Schaub does hold one NFL record by himself. A year after his amazing game against Jacksonville, he threw a pick six against San Francisco, marking the fourth straight game he had thrown an interception returned for a touchdown.

November 27, 1988

Lawrence Taylor, Giants

Arguably the greatest defensive player to ever play the game, the New York Giant’s Lawrence Taylor dominated the New Orleans Saints while playing with torn shoulder ligaments and a detached pectoral muscle.

Giants’ quarterback Phil Simms was out with an injury, and after backup Jeff Hostetler connected with Stephen Bayer on a long first-quarter touchdown pass, New York would not score another TD.

But Taylor, who had been on a drug suspension for four games, literally willed New York to a 13-12 victory over the Saints. He registered 10 tackles, three sacks, and two forced fumbles. In between series, he had his shoulder harness adjusted. His performance was so dominating that NY coach Bill Parcells, who rarely praised players, called LT, “Superman” after the game.

“He played with severe pain and with no regard for his own body,” said Parcells.

When Taylor, who totaled 142 sacks in his career, was told he might not be able to have full use of his arm for the next game, he said, “Hell, I might have to shorten my backswing.”

Final thoughts

A special-teams player, an unheralded quarterback, and an injured defensive end proved that on any given Sunday, a football game can be dominated by a least likely player.

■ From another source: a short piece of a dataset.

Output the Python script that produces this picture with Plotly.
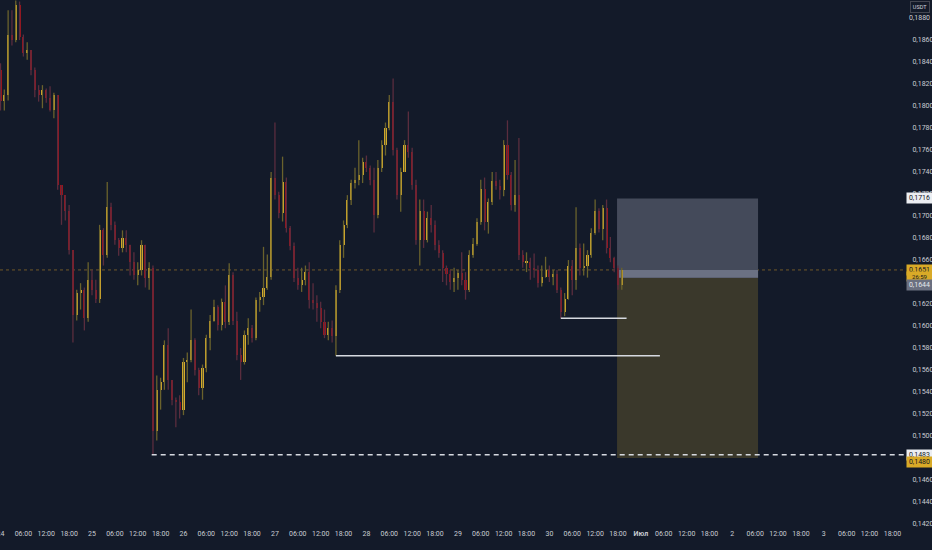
import plotly.graph_objects as go
import pandas as pd

# hourly candles, USDT pair, from 24 June 00:00
start = "2024-06-24 00:00"
first_open = 0.1833

close = [0.1805, 0.1810, 0.1865, 0.1860, 0.1892, 0.1863, 0.1848, 0.1851, 0.1833, 0.1815,
         0.1810, 0.1815, 0.1807, 0.1796, 0.1810, 0.1728, 0.1719, 0.1705, 0.1669, 0.1610,
         0.1630, 0.1633, 0.1607, 0.1642, 0.1633, 0.1625, 0.1687, 0.1665, 0.1708, 0.1692,
         0.1678, 0.1671, 0.1680, 0.1674, 0.1658, 0.1646, 0.1651, 0.1674, 0.1644, 0.1653,
         0.1505, 0.1542, 0.1549, 0.1583, 0.1551, 0.1533, 0.1531, 0.1524, 0.1567, 0.1569,
         0.1587, 0.1560, 0.1544, 0.1562, 0.1589, 0.1605, 0.1617, 0.1601, 0.1622, 0.1604,
         0.1646, 0.1605, 0.1574, 0.1567, 0.1592, 0.1598, 0.1589, 0.1624, 0.1626, 0.1635,
         0.1645, 0.1735, 0.1719, 0.1703, 0.1731, 0.1689, 0.1673, 0.1644, 0.1637, 0.1642,
         0.1649, 0.1624, 0.1621, 0.1616, 0.1604, 0.1592, 0.1598, 0.1591, 0.1633, 0.1674,
         0.1692, 0.1715, 0.1730, 0.1733, 0.1737, 0.1749, 0.1744, 0.1733, 0.1701, 0.1744,
         0.1765, 0.1780, 0.1804, 0.1760, 0.1719, 0.1740, 0.1765, 0.1758, 0.1728, 0.1678,
         0.1705, 0.1678, 0.1698, 0.1692, 0.1674, 0.1666, 0.1653, 0.1647, 0.1640, 0.1644,
         0.1648, 0.1642, 0.1633, 0.1665, 0.1675, 0.1695, 0.1725, 0.1695, 0.1713, 0.1732,
         0.1727, 0.1724, 0.1765, 0.1737, 0.1710, 0.1719, 0.1665, 0.1658, 0.1658, 0.1653,
         0.1651, 0.1639, 0.1645, 0.1651, 0.1645, 0.1647, 0.1633, 0.1613, 0.1625, 0.1655,
         0.1642, 0.1671, 0.1653, 0.1655, 0.1665, 0.1685, 0.1705, 0.1688, 0.1707, 0.1671,
         0.1662, 0.1653, 0.1637, 0.1651]

high = [0.1839, 0.1815, 0.1887, 0.1887, 0.1896, 0.1895, 0.1865, 0.1858, 0.1851, 0.1835,
        0.1819, 0.1819, 0.1816, 0.1818, 0.1812, 0.1810, 0.1728, 0.1719, 0.1710, 0.1669,
        0.1633, 0.1639, 0.1635, 0.1658, 0.1651, 0.1642, 0.1692, 0.1689, 0.1731, 0.1712,
        0.1695, 0.1680, 0.1687, 0.1687, 0.1674, 0.1667, 0.1658, 0.1678, 0.1674, 0.1658,
        0.1655, 0.1555, 0.1553, 0.1587, 0.1598, 0.1551, 0.1535, 0.1537, 0.1571, 0.1576,
        0.1615, 0.1589, 0.1562, 0.1565, 0.1592, 0.1610, 0.1624, 0.1619, 0.1625, 0.1637,
        0.1657, 0.1649, 0.1613, 0.1580, 0.1596, 0.1607, 0.1601, 0.1626, 0.1631, 0.1672,
        0.1665, 0.1740, 0.1785, 0.1722, 0.1754, 0.1735, 0.1691, 0.1676, 0.1653, 0.1653,
        0.1655, 0.1658, 0.1639, 0.1628, 0.1622, 0.1615, 0.1604, 0.1605, 0.1637, 0.1678,
        0.1696, 0.1719, 0.1733, 0.1744, 0.1769, 0.1753, 0.1755, 0.1746, 0.1744, 0.1751,
        0.1769, 0.1785, 0.1810, 0.1825, 0.1762, 0.1744, 0.1769, 0.1795, 0.1762, 0.1733,
        0.1715, 0.1715, 0.1704, 0.1710, 0.1696, 0.1678, 0.1669, 0.1655, 0.1651, 0.1653,
        0.1651, 0.1667, 0.1649, 0.1669, 0.1680, 0.1698, 0.1733, 0.1735, 0.1716, 0.1740,
        0.1740, 0.1733, 0.1769, 0.1787, 0.1740, 0.1751, 0.1771, 0.1669, 0.1667, 0.1662,
        0.1666, 0.1655, 0.1655, 0.1663, 0.1655, 0.1651, 0.1651, 0.1635, 0.1630, 0.1660,
        0.1660, 0.1708, 0.1675, 0.1675, 0.1669, 0.1689, 0.1715, 0.1707, 0.1710, 0.1715,
        0.1681, 0.1663, 0.1655, 0.1653]

low = [0.1796, 0.1796, 0.1805, 0.1855, 0.1858, 0.1860, 0.1845, 0.1842, 0.1828, 0.1808,
       0.1804, 0.1798, 0.1803, 0.1795, 0.1789, 0.1724, 0.1692, 0.1696, 0.1665, 0.1585,
       0.1605, 0.1615, 0.1596, 0.1604, 0.1628, 0.1621, 0.1621, 0.1655, 0.1662, 0.1687,
       0.1674, 0.1664, 0.1667, 0.1667, 0.1646, 0.1642, 0.1637, 0.1646, 0.1635, 0.1633,
       0.1483, 0.1496, 0.1524, 0.1542, 0.1542, 0.1528, 0.1508, 0.1516, 0.1519, 0.1549,
       0.1567, 0.1555, 0.1537, 0.1533, 0.1558, 0.1578, 0.1604, 0.1596, 0.1596, 0.1598,
       0.1601, 0.1601, 0.1569, 0.1551, 0.1565, 0.1583, 0.1585, 0.1587, 0.1613, 0.1619,
       0.1633, 0.1642, 0.1715, 0.1698, 0.1695, 0.1685, 0.1669, 0.1640, 0.1633, 0.1631,
       0.1637, 0.1616, 0.1615, 0.1604, 0.1598, 0.1589, 0.1587, 0.1585, 0.1573, 0.1630,
       0.1662, 0.1689, 0.1710, 0.1725, 0.1728, 0.1730, 0.1740, 0.1728, 0.1685, 0.1698,
       0.1740, 0.1755, 0.1778, 0.1755, 0.1715, 0.1704, 0.1740, 0.1753, 0.1724, 0.1674,
       0.1655, 0.1671, 0.1676, 0.1685, 0.1669, 0.1662, 0.1640, 0.1637, 0.1633, 0.1631,
       0.1633, 0.1637, 0.1624, 0.1631, 0.1662, 0.1673, 0.1692, 0.1687, 0.1684, 0.1710,
       0.1724, 0.1715, 0.1718, 0.1733, 0.1705, 0.1704, 0.1660, 0.1653, 0.1649, 0.1642,
       0.1644, 0.1635, 0.1636, 0.1644, 0.1640, 0.1637, 0.1630, 0.1607, 0.1609, 0.1624,
       0.1628, 0.1633, 0.1646, 0.1646, 0.1644, 0.1662, 0.1683, 0.1685, 0.1678, 0.1666,
       0.1658, 0.1649, 0.1633, 0.1633]

# drawings on the chart
current_price = 0.1651
countdown = "26:59"
entry, stop, target = 0.1644, 0.1716, 0.1480
pos_start, pos_end = "2024-06-30 17:45", "2024-07-02 06:45"
low_line = 0.1483
low_line_start = "2024-06-25 15:40"
rays = [(0.1573, "2024-06-27 16:00", "2024-07-01 05:00"),
        (0.1607, "2024-06-30 03:00", "2024-06-30 20:15")]

price_ticks = [round(0.1420 + 0.002 * i, 4) for i in range(24)]
top_tick = price_ticks[-1]  # written as an annotation, the axis drops it at the top edge

BG = "#131a29"
UP, DOWN = "#e2b42e", "#a0121a"
UP_WICK, DOWN_WICK = "#6a622c", "#5a2d3e"
TXT = "#c9ccd3"
GOLD = "#d9aa27"

times = pd.date_range(start, periods=len(close), freq="h")
opens = [first_open] + close[:-1]

fig = go.Figure()

for up, col in [(True, UP_WICK), (False, DOWN_WICK)]:
    wx, wy = [], []
    for t, o, c, h, l in zip(times, opens, close, high, low):
        if (c >= o) == up:
            wx += [t, t, None]
            wy += [min(l, o, c), max(h, o, c), None]
    fig.add_trace(go.Scatter(x=wx, y=wy, mode="lines", line=dict(color=col, width=1.3),
                             hoverinfo="skip", showlegend=False))

base = [min(o, c) for o, c in zip(opens, close)]
size = [max(abs(c - o), 0.00005) for o, c in zip(opens, close)]
cols = [UP if c >= o else DOWN for o, c in zip(opens, close)]
fig.add_trace(go.Bar(x=times, y=size, base=base, width=0.55 * 3600 * 1000,
                     marker=dict(color=cols, line=dict(width=0)), showlegend=False))

# long/short position tool
fig.add_shape(type="rect", x0=pos_start, x1=pos_end, y0=entry, y1=stop,
              fillcolor="#444a5a", line=dict(width=0), layer="below")
fig.add_shape(type="rect", x0=pos_start, x1=pos_end, y0=target, y1=entry,
              fillcolor="#3a382b", line=dict(width=0), layer="below")
fig.add_shape(type="rect", x0=pos_start, x1=pos_end, y0=entry, y1=current_price,
              fillcolor="#6b7183", line=dict(width=0), layer="below")

fig.add_shape(type="line", xref="paper", x0=0, x1=1, y0=current_price, y1=current_price,
              line=dict(color="rgba(190,140,40,0.55)", width=1, dash="dot"), layer="below")
fig.add_shape(type="line", xref="x", x0=low_line_start, x1=times[-1] + pd.Timedelta(hours=80),
              y0=low_line, y1=low_line, line=dict(color="#d6d9e0", width=1.5, dash="5px,4px"))
for price, t0, t1 in rays:
    fig.add_shape(type="line", x0=t0, x1=t1, y0=price, y1=price,
                  line=dict(color="#d6d9e0", width=1.5))

# x ticks every 6 hours
tick_times = pd.date_range("2024-06-24", "2024-07-03 18:00", freq="6h")
tick_text = []
for t in tick_times:
    if t.hour == 0:
        tick_text.append("<b>Июл</b>" if (t.month == 7 and t.day == 1) else str(t.day))
    else:
        tick_text.append(t.strftime("%H:%M"))

W, H = 932, 550
ML, MR, MT, MB = 0, 27, 0, 22
plot_w = W - ML - MR


def px(x):
    return (x - ML) / plot_w


def fmt(v):
    return "{:.4f}".format(v).replace(".", ",")


label_x = px(919)
labels = [
    (fmt(stop), stop, "#eceef2", "#131722", 7, 0),
    (fmt(current_price), current_price, GOLD, "#131722", 7, 0),
    (countdown, current_price, GOLD, "#131722", 6, -6.5),
    (fmt(entry), entry, "#6b7080", "#e6e8ec", 7, -7.5),
    (fmt(low_line), low_line, "#eceef2", "#131722", 7, 0),
    (fmt(target), target, GOLD, "#131722", 7, -4),
]
for text, yv, bg, fc, fs, shift in labels:
    fig.add_annotation(x=label_x, xref="paper", y=yv, yref="y", text=text, showarrow=False,
                       xanchor="center", yanchor="middle", yshift=shift, bgcolor=bg,
                       font=dict(size=fs, color=fc, family="Roboto"), borderpad=1, width=23)

fig.add_annotation(x=label_x + 1 / plot_w, xref="paper", y=1 - 7.5 / (H - MT - MB), yref="paper",
                   text="USDT", showarrow=False, xanchor="center", yanchor="middle", bgcolor=BG,
                   bordercolor="#434651", borderwidth=1, borderpad=1, width=16, height=8,
                   font=dict(size=5.5, color="#d1d4dc", family="Roboto"))

fig.add_annotation(x=label_x, xref="paper", y=top_tick, yref="y", text=fmt(top_tick),
                   showarrow=False, xanchor="center", yanchor="middle", borderpad=0,
                   font=dict(size=7, color=TXT, family="Roboto"))

fig.update_layout(
    width=W, height=H,
    margin=dict(l=ML, r=MR, t=MT, b=MB),
    paper_bgcolor=BG, plot_bgcolor=BG,
    barmode="overlay", bargap=0, showlegend=False,
    xaxis=dict(type="date", range=[pd.Timestamp(start) - pd.Timedelta(minutes=8), "2024-07-03 21:18"],
               tickvals=tick_times, ticktext=tick_text, showgrid=False, zeroline=False,
               showline=False, ticks="", automargin=False, ticklabeloverflow="allow",
               tickfont=dict(size=7, color=TXT, family="Roboto")),
    yaxis=dict(side="right", range=[0.14164, 0.18964], tickvals=price_ticks[:-1],
               ticktext=[fmt(v) for v in price_ticks[:-1]], showgrid=False, zeroline=False,
               showline=False, ticks="outside", ticklen=5, tickcolor=BG, automargin=False,
               ticklabeloverflow="allow",
               tickfont=dict(size=7, color=TXT, family="Roboto")),
)

fig.write_html("out.html", config={"displayModeBar": False},
               post_script="document.body.style.margin='0';document.body.style.background='#131a29';")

Although Milburn was a phenomenal punt and kick returner, he was forced to play running back and gained 133 yards. That, coupled with the fact that his size was more suitable to be an accountant than that of an NFL football player, and it makes his feat even more impressive.

Schaub has pretty much had an indistinguishable career, but on that day against the Jaguars, he played with near perfection. His 43 completions were two short of a record, while his 527 yards is tied for best in the NFL modern era.

Taylor’s game of 10 tackles, three sacks, and two forced fumbles would have been incredible if he was healthy, but to perform like he did with torn ligaments and a detached muscle can only be described as super human.

A little man plays big. An average quarterback puts up HOF numbers, and a defensive end plays with injuries that would sideline most players. In a physical game where 22 men are on the field for every play, for these three athletes to keep coming up with game-changing plays was a remarkable feat.

Their outstanding performances make me wonder: Before the opening kickoff of their games, did they have a feeling they were going to play the best games of their careers?

Great competitors will say they always feel that today’s the day they’ll play their best, but there must be something more, something inexplicable that lifts one player’s performance over the others and when the game is done, even they have to think, “Wow, how did I do that?”